China Securities Finance Corporation Limited (CSF) will purchase more shares of small- and medium-sized listed companies to ease stock market liquidity, said Deng Ge, a spokesperson for the China Securities Regulatory Commission (CSRC).
The CSF will also continue to maintain the stability of blue chip stock prices and offered 260 billion yuan ($41.89 billion) of stock-secured credit for 21 brokerage firms to conduct self-run share purchasing on the market on July 8, Deng said.
The moves are aimed at helping market transactions resume as normal as “investors’ panic and irrational sell-offs caused a liquidity strain on the stock market,” according to Deng.
China’s stock market has been in a downward spiral since hitting a peak in June, with the benchmark Shanghai Composite Index shedding more than 30 percent.

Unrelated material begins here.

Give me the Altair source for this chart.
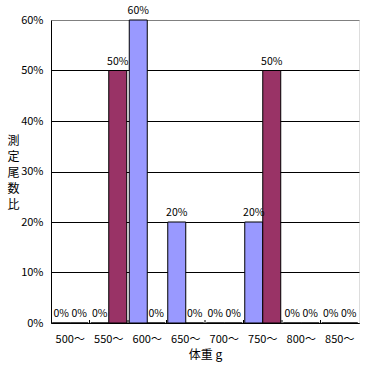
import altair as alt
import pandas as pd

categories = ["500～", "550～", "600～", "650～", "700～", "750～", "800～", "850～"]
series_names = ["A", "B"]
series_a = [0.0, 0.0, 0.6, 0.2, 0.0, 0.2, 0.0, 0.0]   # light blue
series_b = [0.0, 0.5, 0.0, 0.0, 0.0, 0.5, 0.0, 0.0]   # maroon
colors = ["#9999FF", "#993366"]

rows = []
for i, c in enumerate(categories):
    rows.append({"cat": c, "s": series_names[0], "v": series_a[i], "o": 0})
    rows.append({"cat": c, "s": series_names[1], "v": series_b[i], "o": 1})
df = pd.DataFrame(rows)

W, H = 308, 303
FONT = "Noto Sans CJK JP"

x_enc = alt.X("cat:N", sort=categories,
              scale=alt.Scale(paddingInner=0, paddingOuter=0),
              axis=alt.Axis(title="体重 g", labelAngle=0, ticks=False,
                            labelPadding=10, titlePadding=5,
                            labelFontSize=11, titleFontSize=12,
                            titleFontWeight="normal",
                            domainColor="black", labelColor="black",
                            titleColor="black", labelFont=FONT, titleFont=FONT))
xo = alt.XOffset("o:O", scale=alt.Scale(paddingOuter=0.07, paddingInner=0.0))
y_enc = alt.Y("v:Q", scale=alt.Scale(domain=[0, 0.6]),
              axis=alt.Axis(format=".0%", values=[0, 0.1, 0.2, 0.3, 0.4, 0.5, 0.6],
                            ticks=False, labelPadding=8, labelFontSize=11,
                            labelColor="black", domainColor="black",
                            gridColor={"condition": {"test": "datum.value >= 0.6", "value": "#808080"},
                                       "value": "black"},
                            gridOpacity=1,
                            title=["測", "定", "尾", "数", "比"], titleAngle=0,
                            titleX=-38, titleY=115, titleAlign="center",
                            titleBaseline="top", titleLineHeight=16,
                            titleFontSize=12, titleFontWeight="normal",
                            titleColor="black", labelFont=FONT, titleFont=FONT))

bars = alt.Chart(df).mark_bar(stroke="black", strokeWidth=1).encode(
    x=x_enc, xOffset=xo, y=y_enc,
    color=alt.Color("s:N", scale=alt.Scale(domain=series_names, range=colors), legend=None),
)

labels = alt.Chart(df).mark_text(baseline="bottom", dy=-4, fontSize=10.5, font=FONT, color="black").encode(
    x=alt.X("cat:N", sort=categories), xOffset=alt.XOffset("o:O"), y="v:Q",
    text=alt.Text("v:Q", format=".0%"),
)

ticks = alt.Chart(pd.DataFrame({"cat": categories[1:]})).mark_rule(color="black", strokeWidth=1).encode(
    x=alt.X("cat:N", sort=categories, bandPosition=0),
    y=alt.value(H), y2=alt.value(H - 3),
)

chart = alt.layer(bars, labels, ticks).properties(
    width=W, height=H,
    autosize=alt.AutoSizeParams(type="none"),
    padding={"left": 51, "top": 20, "right": 8, "bottom": 44},
).configure_view(stroke="#808080", strokeWidth=1).configure(background="white")

chart.save("out.html", embed_options={"renderer": "svg", "actions": False})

The government has rolled out a streak of supportive measures, including asking 21 major securities brokers to spend 128 billion yuan on exchange traded funds (ETF) that track the performance of blue chip stocks on July 6.
Those brokers are in normal and sound operation with plenty of capital and liquidity, Deng said, noting that the CSF will provide ample liquidity support for them.
The total net assets of the 21 securities firms now exceeds 800 billion yuan, while their combined net capital and high-quality liquid assets both stand above 600 billion yuan, he said.
The CSF is the only company in China that provides margin financing for securities firms. Its shareholders include the Shanghai and Shenzhen stock exchanges, several futures and commodity exchanges, as well as the China Securities Depository and Clearing Co., Ltd.